What are the implications for interest rates and investors?
The on-going trade surpluses, albeit losing some momentum, provide solid support for the Australian dollar. The Reserve Bank is reasonably quiet on the currency, suggesting that the level is appropriate for current circumstances.
Trade tensions are creating a lot of uncertainty in financial markets at present. On July 6, China and the US are expected to announce ‘tit-for-tat’ retaliatory 25 per cent tariffs on a range of each other’s imported goods and services. Should the situation continue to deteriorate, Australia could be caught in the crossfire. China remains our dominate trade partner with exports reaching fresh record highs in May.
And it’s not only our coal and iron ore exports that could be affected.

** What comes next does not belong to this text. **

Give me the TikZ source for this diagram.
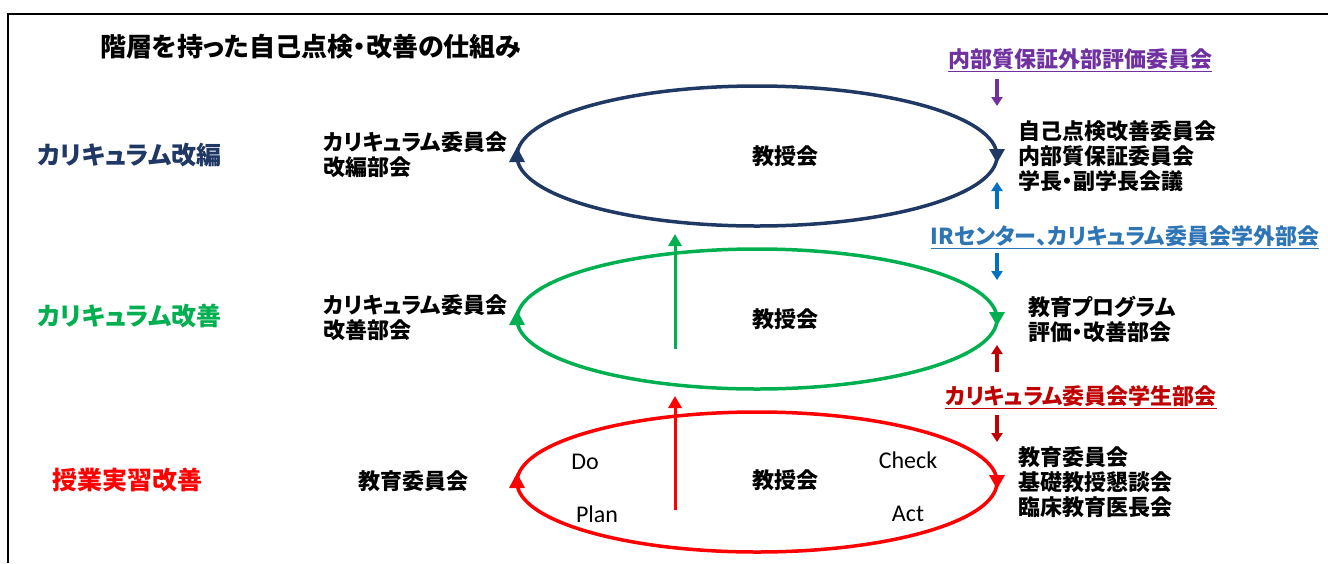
\documentclass[tikz,border=0pt]{standalone}
\usepackage{fontspec}
\setmainfont{Noto Sans CJK JP}[RawFeature=+palt]
\newfontfamily\lat{Carlito}
\usetikzlibrary{arrows.meta,shapes.geometric}
\definecolor{navyc}{HTML}{1F3864}
\definecolor{greenc}{HTML}{00B050}
\definecolor{redc}{HTML}{FF0000}
\definecolor{purplec}{HTML}{7030A0}
\definecolor{bluec}{HTML}{2E75B6}
\definecolor{arrblue}{HTML}{0070C0}
\definecolor{darkredc}{HTML}{C00000}
\tikzset{
  lbl/.style={inner sep=0pt, font=\bfseries\fontsize{22}{25}\selectfont, align=left},
  big/.style={inner sep=0pt, font=\bfseries\fontsize{25}{28}\selectfont},
  pdca/.style={inner sep=0pt, font=\lat\fontsize{24}{26}\selectfont},
  loop/.style={ellipse, draw, line width=3.5pt, inner sep=0pt, outer sep=0pt, minimum width=480pt, minimum height=140pt},
  uparr/.style={line width=3pt, -{Triangle[width=13pt,length=12pt]}},
  sidearr/.style={line width=4pt, -{Triangle[width=11pt,length=9pt]}},
}
\newcommand\triup[2]{\fill[#1] ([shift={(-8,6)}]#2) -- ([shift={(8,6)}]#2) -- ([shift={(0,-9)}]#2) -- cycle;}
\newcommand\tridown[2]{\fill[#1] ([shift={(-8,-7)}]#2) -- ([shift={(8,-7)}]#2) -- ([shift={(0,7)}]#2) -- cycle;}
\begin{document}
\begin{tikzpicture}[x=1pt,y=-1pt]
\useasboundingbox (0,0) rectangle (1328,563);
\fill[white] (0,0) rectangle (1328,563);
% frame
\coordinate (fbl) at (8,563);
\coordinate (ftl) at (8,14);
\coordinate (ftr) at (1328,14);
\draw[line width=1.5pt] (fbl) -- (ftl) -- (ftr);
% title
\node[inner sep=0pt, anchor=west, font=\bfseries\fontsize{26}{28}\selectfont] (title) at (100,47) {階層を持った自己点検・改善の仕組み};
% left labels
\node[big, anchor=west, text=navyc] (l1) at (37,155) {カリキュラム改編};
\node[big, anchor=west, text=greenc] (l2) at (37,316) {カリキュラム改善};
\node[big, anchor=west, text=redc] (l3) at (52,480) {授業実習改善};
% loops
\node[loop, draw=navyc] (e1) at (757,156) {};
\node[loop, draw=greenc] (e2) at (757,319) {};
\node[loop, draw=redc] (e3) at (757,482) {};
\triup{navyc}{e1.west}
\tridown{navyc}{e1.east}
\triup{greenc}{e2.west}
\tridown{greenc}{e2.east}
\triup{redc}{e3.west}
\tridown{redc}{e3.east}
% centre texts
\node[lbl] (c1) at (785,156) {教授会};
\node[lbl] (c2) at (785,319) {教授会};
\node[lbl] (c3) at (785,480) {教授会};
% PDCA
\node[pdca] (do) at (585,462) {Do};
\node[pdca] (check) at (908,460) {Check};
\node[pdca] (plan) at (597,514) {Plan};
\node[pdca] (act) at (908,514) {Act};
% vertical arrows
\coordinate (ga) at (675,349);
\coordinate (gb) at (675,234);
\draw[uparr, greenc] (ga) -- (gb);
\coordinate (ra) at (675,510);
\coordinate (rb) at (675,396);
\draw[uparr, redc] (ra) -- (rb);
% mid-left labels
\node[lbl, anchor=west] (m1) at (323,155) {カリキュラム委員会\\改編部会};
\node[lbl, anchor=west] (m2) at (323,318) {カリキュラム委員会\\改善部会};
\node[lbl, anchor=west] (m3) at (358,481) {教育委員会};
% right labels
\node[lbl, anchor=west] (r1) at (1018,156) {自己点検改善委員会\\内部質保証委員会\\学長・副学長会議};
\node[lbl, anchor=west] (r2) at (1028,319) {教育プログラム\\評価・改善部会};
\node[lbl, anchor=west] (r3) at (1018,482) {教育委員会\\基礎教授懇談会\\臨床教育医長会};
% underlined labels
\node[lbl, text=purplec] (u1) at (1080,59) {内部質保証外部評価委員会};
\draw[purplec, line width=1pt] ([yshift=-4pt]u1.base west) -- ([yshift=-4pt]u1.base east);
\node[lbl, text=bluec] (u2) at (1125,236) {IRセンター、カリキュラム委員会学外部会};
\draw[bluec, line width=1pt] ([yshift=-4pt]u2.base west) -- ([yshift=-4pt]u2.base east);
\node[lbl, text=darkredc] (u3) at (1081,396) {カリキュラム委員会学生部会};
\draw[darkredc, line width=1pt] ([yshift=-4pt]u3.base west) -- ([yshift=-4pt]u3.base east);
% side arrows
\coordinate (pa) at (997,79);
\coordinate (pb) at (997,106);
\draw[sidearr, purplec] (pa) -- (pb);
\coordinate (ba) at (997,209);
\coordinate (bb) at (997,182);
\draw[sidearr, arrblue] (ba) -- (bb);
\coordinate (bc) at (997,253);
\coordinate (bd) at (997,280);
\draw[sidearr, arrblue] (bc) -- (bd);
\coordinate (da) at (997,372);
\coordinate (db) at (997,345);
\draw[sidearr, darkredc] (da) -- (db);
\coordinate (dc) at (997,415);
\coordinate (dd) at (997,442);
\draw[sidearr, darkredc] (dc) -- (dd);
\end{tikzpicture}
\end{document}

Services exports are also a strong contributor to national income, especially education and tourism. India has already imposed 60 per cent tariffs on our chickpea exports worth around $1.1 billion in the past financial year.
Household consumption remains an uncertainty for Reserve Bank policymakers this year. Today’s retail sales release will be welcomed. Department stores and clothing and footwear spending picked-up as the winter started to bite. And food and liquor sales annual growth was the strongest since late 2014. Housing-related spending was weak, so this will be something to watch.
More broadly, aggressive global competition remains significant, keeping goods prices in check. CommSec expects official interest rates to be stable until early 2019.